Thursday, February 18, 2010

State Privative Clauses, Certiorari and Kirk

I posted about Kirk yesterday. In the interests of brevity I couldn’t go into the important issue of state privative clauses as much as I would like but I thought I would reproduce the following paragraph of the majority's reasons as it summarises the Court’s decision in relation to the administrative law questions quite well. In summary, certiori was ordered because (at [55]):
(a) Both errors of law appear in the reasons of Walton J.

(b) Both errors therefore appear "on the face of the record" as that expression must be understood in the light of s 69(3) and (4) of the Supreme Court Act 1970 (NSW).

(c) Both errors are jurisdictional errors.

(d) Chapter III of the Constitution requires that there be a body fitting the description "the Supreme Court of a State".

(e) It is beyond the legislative power of a State so to alter the constitution or character of its Supreme Court that it ceases to meet the constitutional description.

(f) A defining characteristic of State Supreme Courts is the power to confine inferior courts and tribunals within the limits of their authority to decide by granting relief in the nature of prohibition and mandamus, and, as explained further in these reasons, also certiorari, directed to inferior courts and tribunals on grounds of jurisdictional error.

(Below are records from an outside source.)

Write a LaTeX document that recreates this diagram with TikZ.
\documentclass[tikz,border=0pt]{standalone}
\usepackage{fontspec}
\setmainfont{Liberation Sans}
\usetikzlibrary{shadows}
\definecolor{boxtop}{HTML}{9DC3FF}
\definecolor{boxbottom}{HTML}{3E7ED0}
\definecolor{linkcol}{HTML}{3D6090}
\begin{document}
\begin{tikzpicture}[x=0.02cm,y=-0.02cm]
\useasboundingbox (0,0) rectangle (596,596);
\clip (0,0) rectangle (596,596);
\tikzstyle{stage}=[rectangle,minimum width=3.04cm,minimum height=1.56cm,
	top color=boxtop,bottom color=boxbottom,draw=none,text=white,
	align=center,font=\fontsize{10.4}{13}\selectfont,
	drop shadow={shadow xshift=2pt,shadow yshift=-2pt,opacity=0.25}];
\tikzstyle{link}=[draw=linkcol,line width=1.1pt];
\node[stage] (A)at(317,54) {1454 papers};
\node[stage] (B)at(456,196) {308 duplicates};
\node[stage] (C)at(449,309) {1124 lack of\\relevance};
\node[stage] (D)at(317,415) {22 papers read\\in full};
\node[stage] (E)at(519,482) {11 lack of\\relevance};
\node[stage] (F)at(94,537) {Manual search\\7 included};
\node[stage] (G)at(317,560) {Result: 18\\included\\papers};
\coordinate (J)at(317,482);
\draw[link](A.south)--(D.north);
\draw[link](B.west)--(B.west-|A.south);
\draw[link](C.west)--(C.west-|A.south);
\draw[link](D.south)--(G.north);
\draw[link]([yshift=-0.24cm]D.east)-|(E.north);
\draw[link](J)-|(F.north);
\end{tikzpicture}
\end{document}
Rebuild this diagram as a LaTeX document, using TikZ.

(g) If a court has limited powers and authority to decide issues of an identified kind, a privative provision does not negate those limits on that court's authority.

(h) A privative provision in State legislation, which purports to strip the Supreme Court of the State of its authority to confine inferior courts within the limits of their jurisdiction by granting relief on the ground of jurisdictional error, is beyond the powers of the State legislature. It is beyond power because it purports to remove a defining characteristic of the Supreme Court of the State.

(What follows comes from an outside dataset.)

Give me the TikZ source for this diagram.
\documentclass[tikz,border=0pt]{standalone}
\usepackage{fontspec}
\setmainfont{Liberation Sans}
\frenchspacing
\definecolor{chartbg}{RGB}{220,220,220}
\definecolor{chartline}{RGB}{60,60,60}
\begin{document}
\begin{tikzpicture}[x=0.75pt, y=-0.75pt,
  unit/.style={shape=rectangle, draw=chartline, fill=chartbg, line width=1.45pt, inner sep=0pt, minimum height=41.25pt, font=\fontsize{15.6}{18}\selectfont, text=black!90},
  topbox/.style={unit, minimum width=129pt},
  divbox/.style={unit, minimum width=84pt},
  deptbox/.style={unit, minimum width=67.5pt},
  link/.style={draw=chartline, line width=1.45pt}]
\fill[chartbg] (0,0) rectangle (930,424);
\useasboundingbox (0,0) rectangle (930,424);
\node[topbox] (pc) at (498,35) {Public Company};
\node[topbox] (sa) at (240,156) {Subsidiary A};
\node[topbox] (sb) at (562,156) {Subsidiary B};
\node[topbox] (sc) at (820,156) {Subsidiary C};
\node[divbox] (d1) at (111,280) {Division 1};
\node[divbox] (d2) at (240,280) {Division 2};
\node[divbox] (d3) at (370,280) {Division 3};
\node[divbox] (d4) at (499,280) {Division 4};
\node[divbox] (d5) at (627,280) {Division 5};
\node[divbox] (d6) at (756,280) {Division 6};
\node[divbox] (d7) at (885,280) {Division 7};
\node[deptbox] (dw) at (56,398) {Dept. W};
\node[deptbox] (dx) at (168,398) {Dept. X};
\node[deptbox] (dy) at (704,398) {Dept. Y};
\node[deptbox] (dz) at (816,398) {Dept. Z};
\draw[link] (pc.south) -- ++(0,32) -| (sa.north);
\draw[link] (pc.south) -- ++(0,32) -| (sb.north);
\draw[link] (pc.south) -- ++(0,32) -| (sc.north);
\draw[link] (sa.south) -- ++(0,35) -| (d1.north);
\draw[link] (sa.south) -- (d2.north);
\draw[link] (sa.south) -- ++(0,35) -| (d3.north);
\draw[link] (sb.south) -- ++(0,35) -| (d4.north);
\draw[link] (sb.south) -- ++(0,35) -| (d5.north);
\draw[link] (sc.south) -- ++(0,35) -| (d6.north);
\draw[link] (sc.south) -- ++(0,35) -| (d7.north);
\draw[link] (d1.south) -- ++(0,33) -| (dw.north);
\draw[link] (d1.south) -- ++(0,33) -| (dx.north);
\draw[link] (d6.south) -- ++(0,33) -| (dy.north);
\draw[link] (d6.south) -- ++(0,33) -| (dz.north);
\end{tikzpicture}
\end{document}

(i) Construed against this constitutional background, s 179 of the IR Act does not (and could not validly) exclude the jurisdiction of the Supreme Court of New South Wales to grant relief in the nature of prohibition, certiorari or mandamus directed to the Industrial Court for the purposes of enforcing the limits on that Court's statutory authority. In particular, the privative provisions of s 179 do not, on their proper construction, exclude certiorari for jurisdictional error.

(j) In determining whether the errors of law that were made by Walton J permitted the grant of relief in the nature of certiorari, statutory identification of the Industrial Court as a "superior court of record" is irrelevant.